For, Friday, May 15, 2015

The first movie to be adapted from a “Saturday Night Live” skit was “The Blues Brothers” (rated R for language), which was a tremendous success, despite being a troubled production that went well over its budget.

Dan Aykroyd and John Belushi created the respective characters of Elwood and Jake Blues, with the back story that they were raised in a Chicago orphanage where a janitor introduced them to black culture, and especially black music.

On “Saturday Night Live” the Blues Brothers skits were musical in nature as the two comics wore dark sunglasses, white shirts, black suits, ties and hats, and sang, danced and jumped to music played by guest musicians as the Blues Brothers Band.


Aretha Franklin shows 'The Blues Brothers' how it's done.

“The Blues Brothers” movie opens with Jake being released from prison and Elwood picking him up in the Bluesmobile. They visit a nun (Kathleen Freeman) at the Catholic orphanage where they were raised, whom they refer to as “The Penguin,” and she informs them that the facility is about to close because there’s no money for property taxes.

When Elwood and Jake offer to get the money, she chastises them for considering thievery and informs them that she won’t accept any money that isn’t legally obtained, warning the brothers to redeem themselves.

So they accept that they’re on “a mission from God” and set out to re-form their band and earn money the old-fashioned way, despite leaving in their wake a passel of enemies and a mountain of wrecked cars.

Directed by the less-than-subtle John Landis, “The Blues Brothers” in many ways resembles “It’s a Mad Mad Mad Mad World” — but with more car crashes.


Destruction comedy can wear on the audience if it goes on too long, and the car chases/crashes here do go on too long.
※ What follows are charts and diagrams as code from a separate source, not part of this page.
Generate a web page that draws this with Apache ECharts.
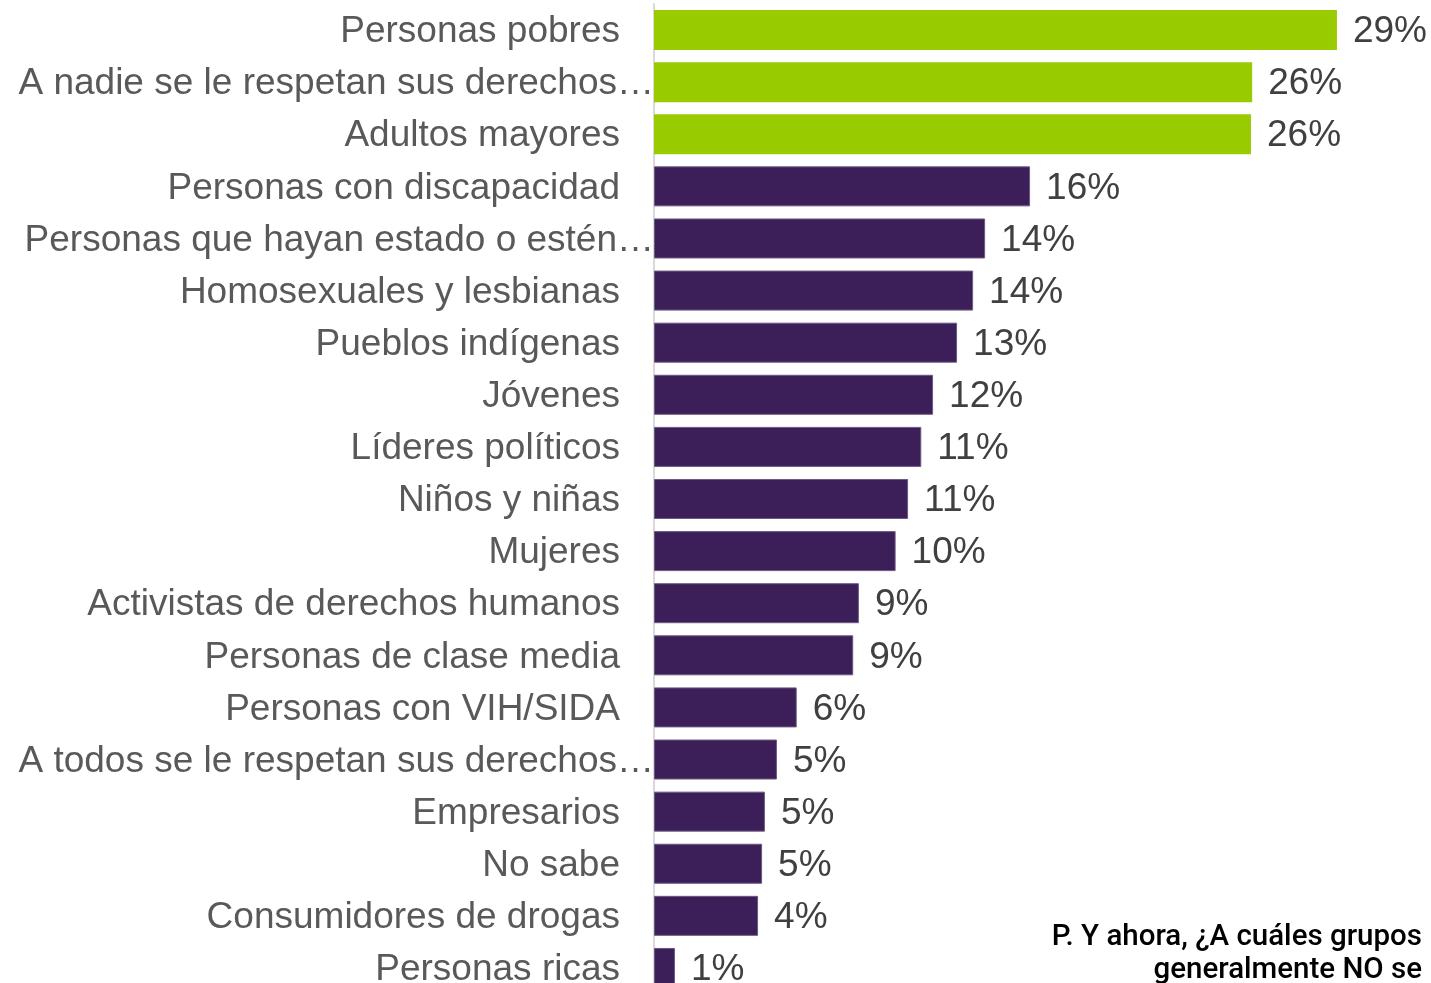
<!DOCTYPE html>
<html>
<head>
<meta charset="utf-8">
<script src="https://cdn.jsdelivr.net/npm/echarts@6/dist/echarts.min.js"></script>
<style>
html,body{margin:0;padding:0;background:#fff;overflow:hidden;}
#chart{width:1431px;height:1000px;}
</style>
</head>
<body>
<div id="chart"></div>
<script>
const categories = [
  "Personas pobres",
  "A nadie se le respetan sus derechos…",
  "Adultos mayores",
  "Personas con discapacidad",
  "Personas que hayan estado o estén…",
  "Homosexuales y lesbianas",
  "Pueblos indígenas",
  "Jóvenes",
  "Líderes políticos",
  "Niños y niñas",
  "Mujeres",
  "Activistas de derechos humanos",
  "Personas de clase media",
  "Personas con VIH/SIDA",
  "A todos se le respetan sus derechos…",
  "Empresarios",
  "No sabe",
  "Consumidores de drogas",
  "Personas ricas"
];
const values = [29.0, 25.4, 25.35, 15.97, 14.06, 13.55, 12.87, 11.85, 11.35, 10.79, 10.26, 8.70, 8.46, 6.06, 5.22, 4.71, 4.59, 4.42, 0.89];
const valueLabels = ["29%","26%","26%","16%","14%","14%","13%","12%","11%","11%","10%","9%","9%","6%","5%","5%","5%","4%","1%"];
const highlighted = [true, true, true, false, false, false, false, false, false, false, false, false, false, false, false, false, false, false, false];
const noteLines = ["P. Y ahora, ¿A cuáles grupos", "generalmente NO se"];

const GREEN = "#99CC00";
const PURPLE = "#3C1F58";
const FONT = "'Liberation Sans', Arial, sans-serif";

const chart = echarts.init(document.getElementById('chart'), null, {renderer: 'canvas'});
const option = {
  animation: false,
  backgroundColor: '#ffffff',
  grid: {left: 654, right: 70.5, top: 4, height: 990, containLabel: false},
  xAxis: {
    type: 'value', min: 0, max: 30,
    show: false
  },
  yAxis: {
    type: 'category',
    data: categories,
    inverse: true,
    axisLine: {show: true, lineStyle: {color: '#D9D9D9', width: 2}},
    axisTick: {show: false},
    axisLabel: {
      margin: 0,
      fontFamily: FONT,
      fontSize: 37,
      color: '#595959',
      formatter: function (v) {
        return v.endsWith('…') ? '{t|' + v + '}' : '{n|' + v + '}';
      },
      rich: {
        n: {fontFamily: FONT, fontSize: 37, color: '#595959', padding: [4, 34, 0, 0]},
        t: {fontFamily: FONT, fontSize: 37, color: '#595959', padding: [4, 0, 0, 0]}
      }
    }
  },
  series: [{
    type: 'bar',
    barWidth: 40,
    data: values.map((v, i) => ({
      value: v,
      itemStyle: {
        color: highlighted[i] ? GREEN : PURPLE,
        borderColor: highlighted[i] ? GREEN : '#6A5A80',
        borderWidth: highlighted[i] ? 0 : 1
      }
    })),
    label: {
      show: true,
      position: 'right',
      distance: 16,
      offset: [0, 2],
      fontFamily: FONT,
      fontSize: 37,
      color: '#404040',
      formatter: p => valueLabels[p.dataIndex]
    }
  }],
  graphic: [
    {type: 'text', right: 9, top: 923, style: {text: noteLines[0], font: '500 29.5px Roboto', fill: '#000000', textAlign: 'right'}},
    {type: 'text', right: 9, top: 956, style: {text: noteLines[1], font: '500 29.5px Roboto', fill: '#000000', textAlign: 'right'}}
  ]
};
chart.setOption(option);
</script>
</body>
</html>
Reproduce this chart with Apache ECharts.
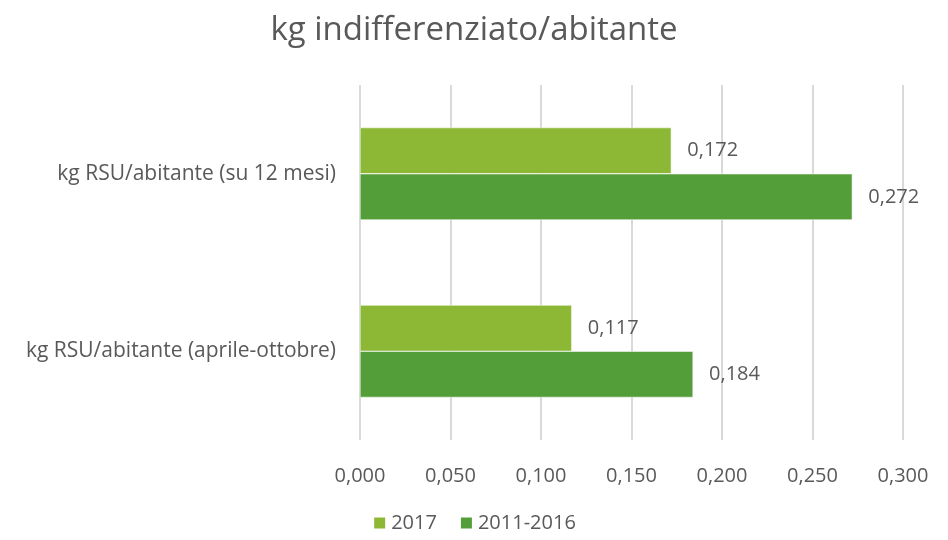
<!doctype html>
<html>
<head>
<meta charset="UTF-8">
<title>kg indifferenziato/abitante</title>
<script src="https://cdn.jsdelivr.net/npm/echarts@6/dist/echarts.min.js"></script>
</head>
<body style="margin:0;background:#fff">
<div id="chart" style="width:948px;height:540px;"></div>
<script>
var categories = ['kg RSU/abitante (aprile-ottobre)', 'kg RSU/abitante (su 12 mesi)'];
var seriesNames = ['2017', '2011-2016'];
var values2017 = [0.117, 0.172];
var values20112016 = [0.184, 0.272];
var xTicks = [0, 0.3, 0.05];

function fmt(v) {
    return v.toFixed(3).replace('.', ',');
}

var textColor = '#595959';
var font = '"Open Sans", Lato, sans-serif';

var myChart = echarts.init(document.getElementById('chart'));

var option = {
    animation: false,
    title: {
        text: 'kg indifferenziato/abitante',
        left: 'center',
        top: 9,
        textStyle: { color: textColor, fontSize: 33, fontWeight: 'normal', fontFamily: font }
    },
    legend: {
        bottom: 2,
        left: 'center',
        itemWidth: 13,
        itemHeight: 13,
        itemGap: 22,
        icon: 'rect',
        textStyle: { color: textColor, fontSize: 20, fontFamily: font },
        data: seriesNames
    },
    grid: { left: 360, right: 45, top: 85, bottom: 100 },
    xAxis: {
        type: 'value',
        min: xTicks[0],
        max: xTicks[1],
        interval: xTicks[2],
        axisLine: { show: false },
        axisTick: { show: false },
        splitLine: { lineStyle: { color: '#d9d9d9', width: 2 } },
        axisLabel: { color: textColor, fontSize: 20, fontFamily: font, margin: 26, formatter: fmt }
    },
    yAxis: {
        type: 'category',
        data: categories,
        axisLine: { show: false },
        axisTick: { show: false },
        axisLabel: { color: textColor, fontSize: 21, fontFamily: font, margin: 24 }
    },
    series: [
        {
            name: seriesNames[0],
            type: 'bar',
            data: values2017,
            barGap: '0%',
            barCategoryGap: '48%',
            itemStyle: { color: '#8cb836', borderColor: '#ffffff', borderWidth: 0.5 },
            label: { show: true, position: 'right', distance: 16, color: textColor, fontSize: 20, fontFamily: font, formatter: function (p) { return fmt(p.value); } }
        },
        {
            name: seriesNames[1],
            type: 'bar',
            data: values20112016,
            barGap: '0%',
            barCategoryGap: '48%',
            itemStyle: { color: '#549e3a', borderColor: '#ffffff', borderWidth: 0.5 },
            label: { show: true, position: 'right', distance: 16, color: textColor, fontSize: 20, fontFamily: font, formatter: function (p) { return fmt(p.value); } }
        }
    ]
};

myChart.setOption(option);
</script>
</body>
</html>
But there’s some good comedy in between, even better musical numbers (especially Aretha Franklin and Calloway), and star cameos galore, including Carrie Fisher, John Candy, Ray Charles, James Brown, Henry Gibson, Twiggy, Muppeteer/filmmaker Frank Oz, future Pee-wee Herman Paul Reubens, and two famous directors, this film’s John Landis and … wait for it … Steven Spielberg.

This is one of those movies that benefits from a theater-screen showing because it’s a big film and all the destruction is pre-computer animation, meaning the cars and sets being destroyed are real. (Of course, the advantage at home is you can fast-forward through some of it.)

I’ll be checking it out on the big screen for the first time in 35 years. Can’t wait.

“The Blues Brothers” — whose R rating is for several (unnecessary) f-words — is playing at several local Cinemark theaters as part of the national chain’s latest classic-movies cycle.

You can see it on Sunday, May 17, at 2 p.m., and on Wednesday, May 20, at 2 and 7 p.m.